◆ What you are asked to do
Skip the pictures and repeat each line of the data exactly.

◆ Dataset content
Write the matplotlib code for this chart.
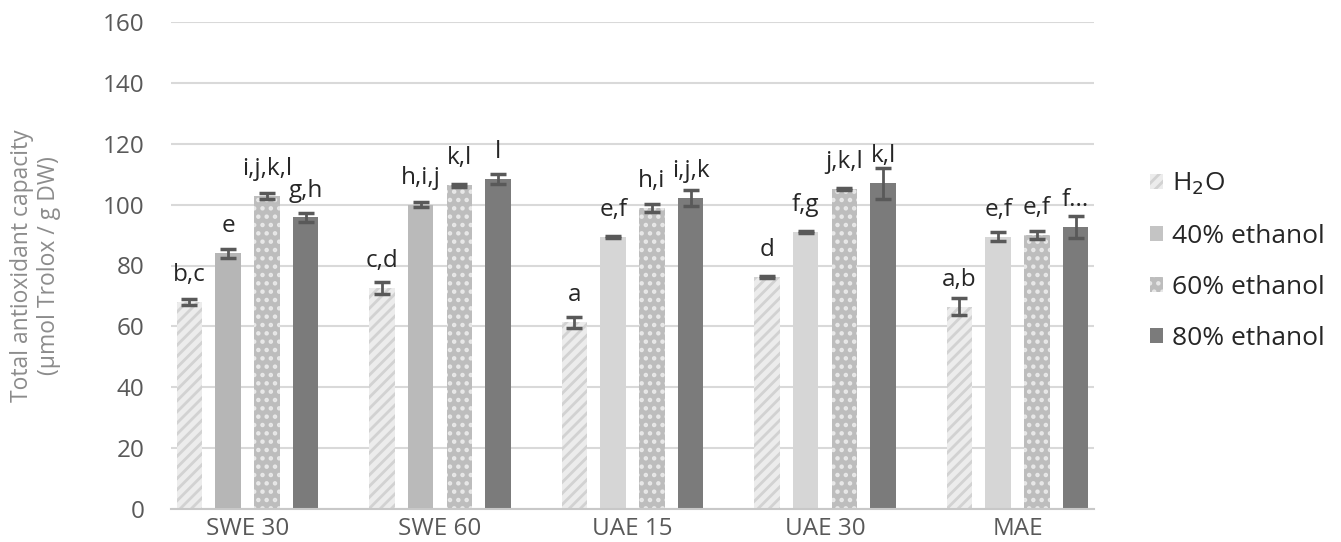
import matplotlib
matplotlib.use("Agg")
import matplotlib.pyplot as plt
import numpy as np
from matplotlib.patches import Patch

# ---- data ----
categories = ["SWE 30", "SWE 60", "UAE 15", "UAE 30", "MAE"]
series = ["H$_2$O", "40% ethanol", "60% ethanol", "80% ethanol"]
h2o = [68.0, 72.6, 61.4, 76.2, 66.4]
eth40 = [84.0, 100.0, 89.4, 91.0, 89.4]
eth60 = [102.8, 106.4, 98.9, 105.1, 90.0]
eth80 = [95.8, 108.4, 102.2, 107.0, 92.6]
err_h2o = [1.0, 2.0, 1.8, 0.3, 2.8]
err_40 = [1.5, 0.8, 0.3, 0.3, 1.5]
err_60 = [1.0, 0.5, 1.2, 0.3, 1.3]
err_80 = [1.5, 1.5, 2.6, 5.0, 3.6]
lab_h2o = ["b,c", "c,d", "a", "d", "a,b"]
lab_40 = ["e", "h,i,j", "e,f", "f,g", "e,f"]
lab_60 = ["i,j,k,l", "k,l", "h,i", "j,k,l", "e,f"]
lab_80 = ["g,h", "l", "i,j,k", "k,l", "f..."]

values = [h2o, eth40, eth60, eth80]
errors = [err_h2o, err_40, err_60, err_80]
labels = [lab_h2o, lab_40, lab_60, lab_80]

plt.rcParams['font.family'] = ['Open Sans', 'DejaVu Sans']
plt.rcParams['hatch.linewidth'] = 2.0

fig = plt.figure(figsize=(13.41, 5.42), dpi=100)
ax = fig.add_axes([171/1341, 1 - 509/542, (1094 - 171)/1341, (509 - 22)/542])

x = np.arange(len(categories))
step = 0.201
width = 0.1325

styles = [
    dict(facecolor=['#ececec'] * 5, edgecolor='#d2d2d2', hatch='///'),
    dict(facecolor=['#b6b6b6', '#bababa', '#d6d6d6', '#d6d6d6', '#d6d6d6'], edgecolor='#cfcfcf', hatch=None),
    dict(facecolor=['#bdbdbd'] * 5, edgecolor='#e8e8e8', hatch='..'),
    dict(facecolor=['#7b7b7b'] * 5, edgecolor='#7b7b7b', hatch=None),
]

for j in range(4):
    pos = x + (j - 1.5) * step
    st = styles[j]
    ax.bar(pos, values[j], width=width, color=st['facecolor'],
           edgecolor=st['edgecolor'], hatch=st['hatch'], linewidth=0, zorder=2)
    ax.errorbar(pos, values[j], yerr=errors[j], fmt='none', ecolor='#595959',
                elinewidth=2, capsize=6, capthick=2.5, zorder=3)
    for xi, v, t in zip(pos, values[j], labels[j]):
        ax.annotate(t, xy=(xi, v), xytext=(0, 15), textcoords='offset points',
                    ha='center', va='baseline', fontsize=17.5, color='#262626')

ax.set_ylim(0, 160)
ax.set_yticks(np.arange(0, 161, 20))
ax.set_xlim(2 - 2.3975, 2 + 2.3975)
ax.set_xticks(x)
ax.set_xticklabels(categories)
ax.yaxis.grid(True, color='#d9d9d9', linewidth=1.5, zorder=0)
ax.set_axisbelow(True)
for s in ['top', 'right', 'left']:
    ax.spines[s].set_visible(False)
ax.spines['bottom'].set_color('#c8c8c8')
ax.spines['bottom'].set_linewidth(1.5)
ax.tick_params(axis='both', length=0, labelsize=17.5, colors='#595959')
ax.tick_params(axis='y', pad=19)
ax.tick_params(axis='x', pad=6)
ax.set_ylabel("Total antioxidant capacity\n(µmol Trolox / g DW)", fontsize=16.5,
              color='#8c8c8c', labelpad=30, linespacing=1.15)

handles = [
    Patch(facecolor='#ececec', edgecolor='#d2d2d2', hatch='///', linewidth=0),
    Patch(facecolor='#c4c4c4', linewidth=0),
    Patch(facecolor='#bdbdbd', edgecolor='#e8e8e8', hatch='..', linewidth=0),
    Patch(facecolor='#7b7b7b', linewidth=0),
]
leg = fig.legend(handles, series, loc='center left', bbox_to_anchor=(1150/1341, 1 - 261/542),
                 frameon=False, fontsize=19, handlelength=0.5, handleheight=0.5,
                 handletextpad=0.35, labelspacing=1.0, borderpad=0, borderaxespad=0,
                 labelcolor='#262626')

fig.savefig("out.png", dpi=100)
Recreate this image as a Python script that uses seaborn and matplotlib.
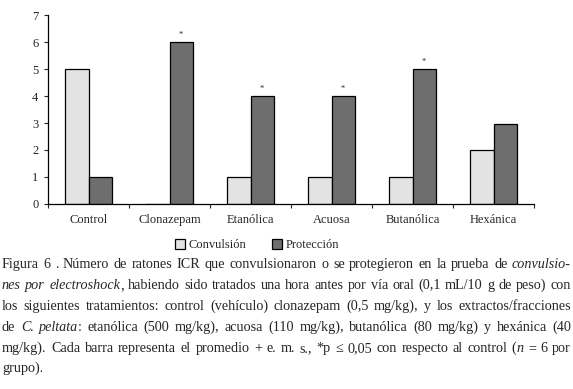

◆ Exercise output
Write the matplotlib code for this chart.
import matplotlib
matplotlib.use("Agg")
import matplotlib.pyplot as plt
import numpy as np
from matplotlib.patches import Patch

# ---- data ----
categories = ["SWE 30", "SWE 60", "UAE 15", "UAE 30", "MAE"]
series = ["H$_2$O", "40% ethanol", "60% ethanol", "80% ethanol"]
h2o = [68.0, 72.6, 61.4, 76.2, 66.4]
eth40 = [84.0, 100.0, 89.4, 91.0, 89.4]
eth60 = [102.8, 106.4, 98.9, 105.1, 90.0]
eth80 = [95.8, 108.4, 102.2, 107.0, 92.6]
err_h2o = [1.0, 2.0, 1.8, 0.3, 2.8]
err_40 = [1.5, 0.8, 0.3, 0.3, 1.5]
err_60 = [1.0, 0.5, 1.2, 0.3, 1.3]
err_80 = [1.5, 1.5, 2.6, 5.0, 3.6]
lab_h2o = ["b,c", "c,d", "a", "d", "a,b"]
lab_40 = ["e", "h,i,j", "e,f", "f,g", "e,f"]
lab_60 = ["i,j,k,l", "k,l", "h,i", "j,k,l", "e,f"]
lab_80 = ["g,h", "l", "i,j,k", "k,l", "f..."]

values = [h2o, eth40, eth60, eth80]
errors = [err_h2o, err_40, err_60, err_80]
labels = [lab_h2o, lab_40, lab_60, lab_80]

plt.rcParams['font.family'] = ['Open Sans', 'DejaVu Sans']
plt.rcParams['hatch.linewidth'] = 2.0

fig = plt.figure(figsize=(13.41, 5.42), dpi=100)
ax = fig.add_axes([171/1341, 1 - 509/542, (1094 - 171)/1341, (509 - 22)/542])

x = np.arange(len(categories))
step = 0.201
width = 0.1325

styles = [
    dict(facecolor=['#ececec'] * 5, edgecolor='#d2d2d2', hatch='///'),
    dict(facecolor=['#b6b6b6', '#bababa', '#d6d6d6', '#d6d6d6', '#d6d6d6'], edgecolor='#cfcfcf', hatch=None),
    dict(facecolor=['#bdbdbd'] * 5, edgecolor='#e8e8e8', hatch='..'),
    dict(facecolor=['#7b7b7b'] * 5, edgecolor='#7b7b7b', hatch=None),
]

for j in range(4):
    pos = x + (j - 1.5) * step
    st = styles[j]
    ax.bar(pos, values[j], width=width, color=st['facecolor'],
           edgecolor=st['edgecolor'], hatch=st['hatch'], linewidth=0, zorder=2)
    ax.errorbar(pos, values[j], yerr=errors[j], fmt='none', ecolor='#595959',
                elinewidth=2, capsize=6, capthick=2.5, zorder=3)
    for xi, v, t in zip(pos, values[j], labels[j]):
        ax.annotate(t, xy=(xi, v), xytext=(0, 15), textcoords='offset points',
                    ha='center', va='baseline', fontsize=17.5, color='#262626')

ax.set_ylim(0, 160)
ax.set_yticks(np.arange(0, 161, 20))
ax.set_xlim(2 - 2.3975, 2 + 2.3975)
ax.set_xticks(x)
ax.set_xticklabels(categories)
ax.yaxis.grid(True, color='#d9d9d9', linewidth=1.5, zorder=0)
ax.set_axisbelow(True)
for s in ['top', 'right', 'left']:
    ax.spines[s].set_visible(False)
ax.spines['bottom'].set_color('#c8c8c8')
ax.spines['bottom'].set_linewidth(1.5)
ax.tick_params(axis='both', length=0, labelsize=17.5, colors='#595959')
ax.tick_params(axis='y', pad=19)
ax.tick_params(axis='x', pad=6)
ax.set_ylabel("Total antioxidant capacity\n(µmol Trolox / g DW)", fontsize=16.5,
              color='#8c8c8c', labelpad=30, linespacing=1.15)

handles = [
    Patch(facecolor='#ececec', edgecolor='#d2d2d2', hatch='///', linewidth=0),
    Patch(facecolor='#c4c4c4', linewidth=0),
    Patch(facecolor='#bdbdbd', edgecolor='#e8e8e8', hatch='..', linewidth=0),
    Patch(facecolor='#7b7b7b', linewidth=0),
]
leg = fig.legend(handles, series, loc='center left', bbox_to_anchor=(1150/1341, 1 - 261/542),
                 frameon=False, fontsize=19, handlelength=0.5, handleheight=0.5,
                 handletextpad=0.35, labelspacing=1.0, borderpad=0, borderaxespad=0,
                 labelcolor='#262626')

fig.savefig("out.png", dpi=100)
Recreate this image as a Python script that uses seaborn and matplotlib.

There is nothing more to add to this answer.